La órbita de Mercurio es la más elíptica del Sistema Solar. Casi 88 días le lleva recorrer sus 360 millones de kilómetros y, tras ello, no regresa al punto de partida. A medida que da vueltas, la elipse que describe va rotando lentamente, como la aguja de un reloj cansado que da un giro cada 3 millones de años. Cuando Mercurio pasa delante del Sol, al no darle la envergadura para producir un eclipse, vemos transitar un lunar sobre el disco brillante. Como su órbita está inclinada en relación a la de la Tierra y los tránsitos demandan que ambos estén alineados con el Sol, sólo pueden producirse en dos momentos que corresponden, aproximadamente, a los días 8 de mayo y 10 de noviembre, pero no de cualquier año. Al recorrer sus órbitas a velocidades distintas, su alineamiento ocurre siguiendo un patrón extraño. El 11 de noviembre, por ejemplo, podremos observar el tránsito desde Chile a partir de las 9:35 a.m. durante más de 5 horas. Y no es buena idea perderse el espectáculo: el siguiente ocurrirá en 2032 y será mucho más breve.
Tras el descubrimiento de Neptuno, Le Verrier puso el foco en el benjamín del Sistema Solar. En su afán por certificar que el sistema newtoniano funcionaba como un mecanismo perfecto de relojería, estudió 21 tránsitos ocurridos entre 1697 y 1848. Hace 160 años exactos comunicó a la Academia de Ciencias de París sus conclusiones: Mercurio se adelantaba unos 21 kilómetros más de los que podían explicarse por el tirón del resto de los planetas. Inmediatamente pensó en la posibilidad de uno nuevo y llegó a dos conclusiones: su órbita debía estar en el mismo plano que la de Mercurio (de no ser así, la periodicidad de sus tránsitos cambiaría) y más cerca del Sol (para no afectar la órbita de Venus).
El nombre de este hipotético planeta habría de ser Vulcano, nieto de Saturno y dios de los herreros, cuyo oficio ha de ejercerse en las proximidades del fuego. Podemos ver en un cuadro de Goya precisamente a Saturno (Cronos, para los griegos) comiéndose a sus hijos. El sexto era Júpiter/Zeus y su madre decidió salvarlo: envolvió una piedra en un pañal y se lo dio al padre, quien lo engulló sin notarlo. Zeus creció en la clandestinidad y, ya adulto, terminó derrotando a su padre. Tuvo un hijo con Hera al que llamó Hefaístos (Vulcano, para los romanos).

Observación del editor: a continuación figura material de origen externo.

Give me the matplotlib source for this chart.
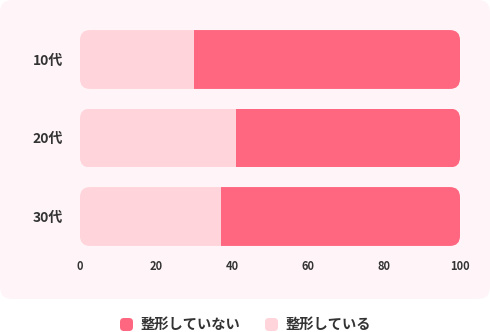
import matplotlib.pyplot as plt
from matplotlib.patches import FancyBboxPatch
import numpy as np

plt.rcParams['font.family'] = ['Noto Sans CJK JP', 'DejaVu Sans']

# data
ages = ["10代", "20代", "30代"]
doing = [30, 41, 37]          # 整形している
not_doing = [70, 59, 63]      # 整形していない
xticks = [0, 20, 40, 60, 80, 100]

C_DARK = "#ff6680"
C_LIGHT = "#ffd4da"
C_PANEL = "#fff5f8"
C_TEXT = "#333333"

W, H = 490, 332
fig = plt.figure(figsize=(W / 100, H / 100), dpi=100)
fig.patch.set_facecolor("white")

# rounded background panel
panel = FancyBboxPatch((0.0, 33 / H), 1.0, 1 - 33 / H,
                       boxstyle="round,pad=0,rounding_size=0.025",
                       mutation_aspect=W / H,
                       transform=fig.transFigure, facecolor=C_PANEL,
                       edgecolor="none", zorder=-5)
fig.patches.append(panel)

# axes geometry in pixels
x0, x1 = 80, 460
px_per_cat = 78.5
top = 20.25
ax_h = 3 * px_per_cat
ax = fig.add_axes([x0 / W, (H - top - ax_h) / H, (x1 - x0) / W, ax_h / H])
ax.set_facecolor("none")
ax.set_zorder(2)

y = np.arange(len(ages))
bar_h = 0.75
b1 = ax.barh(y, doing, height=bar_h, color=C_LIGHT, zorder=2)
b2 = ax.barh(y, not_doing, left=doing, height=bar_h, color=C_DARK, zorder=2)

ax.set_xlim(0, 100)
ax.set_ylim(len(ages) - 0.5, -0.5)

# round the ends of each full bar by clipping
r_px = 10
xs = 100 / (x1 - x0)
ys = 1 / px_per_cat
for i in range(len(ages)):
    clip = FancyBboxPatch((0, y[i] - bar_h / 2), 100, bar_h,
                          boxstyle=f"round,pad=0,rounding_size={r_px * xs}",
                          mutation_aspect=ys / xs, transform=ax.transData)
    b1[i].set_clip_path(clip)
    b2[i].set_clip_path(clip)

for s in ax.spines.values():
    s.set_visible(False)
ax.set_xticks(xticks)
ax.set_xticklabels([str(t) for t in xticks])
ax.set_yticks(y)
ax.set_yticklabels(ages)
ax.tick_params(axis="x", length=0, pad=3, labelsize=8, labelcolor=C_TEXT)
ax.tick_params(axis="y", length=0, pad=12, labelsize=10, labelcolor=C_TEXT)
for lab in ax.get_xticklabels() + ax.get_yticklabels():
    lab.set_fontweight("bold")

# legend
legend_items = [("整形していない", C_DARK, 120), ("整形している", C_LIGHT, 265)]
for text, col, px in legend_items:
    sq = FancyBboxPatch((px / W, (H - 331) / H), 13 / W, 13 / H,
                        boxstyle="round,pad=0,rounding_size=0.008",
                        mutation_aspect=W / H, transform=fig.transFigure,
                        facecolor=col, edgecolor="none")
    fig.patches.append(sq)
    fig.text((px + 21) / W, (H - 324.5) / H, text, fontsize=10.3,
             fontweight="bold", color=C_TEXT, va="center", ha="left")

fig.savefig("out.png", dpi=100)
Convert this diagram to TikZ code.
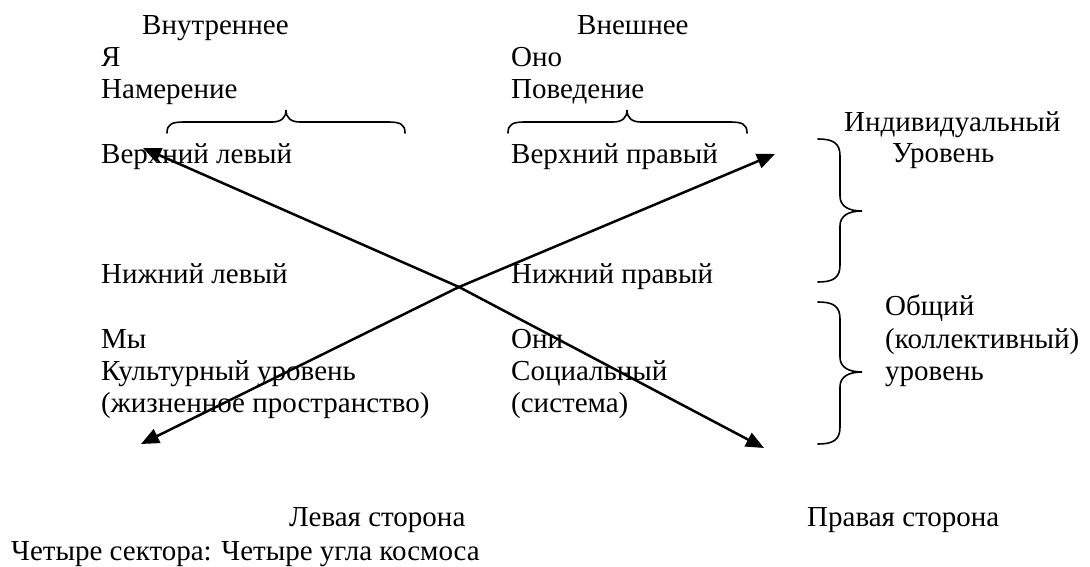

Receloso de éste, acabó por desterrarlo del Olimpo con violencia.
Le Verrier no estaba convencido de la existencia de Vulcano. Pensaba que, dada su cercanía al Sol, debía haberse visto ya como un punto muy brillante cerca de la corona durante algún eclipse. Pero un astrónomo aficionado afirmó haber visto su tránsito, convenció a Le Verrier y, a través suyo, a la comunidad científica francesa. Las siguientes décadas estuvieron plagadas de observaciones fallidas, equívocas o polémicas de Vulcano. Hasta que Albert Einstein mostró en Berlín, el 18 de noviembre de 1915, que la Relatividad General podía explicar la irrisoria anomalía de la órbita de Mercurio como fruto exclusivo de la gravedad del Sol. Vulcano había sido expulsado nuevamente de los cielos por "una piedra" y, tal como cayeran abatidos el invencible Goliat y tantos otros poderosos, del mismo modo dio con sus huesos por los suelos la majestad newtoniana.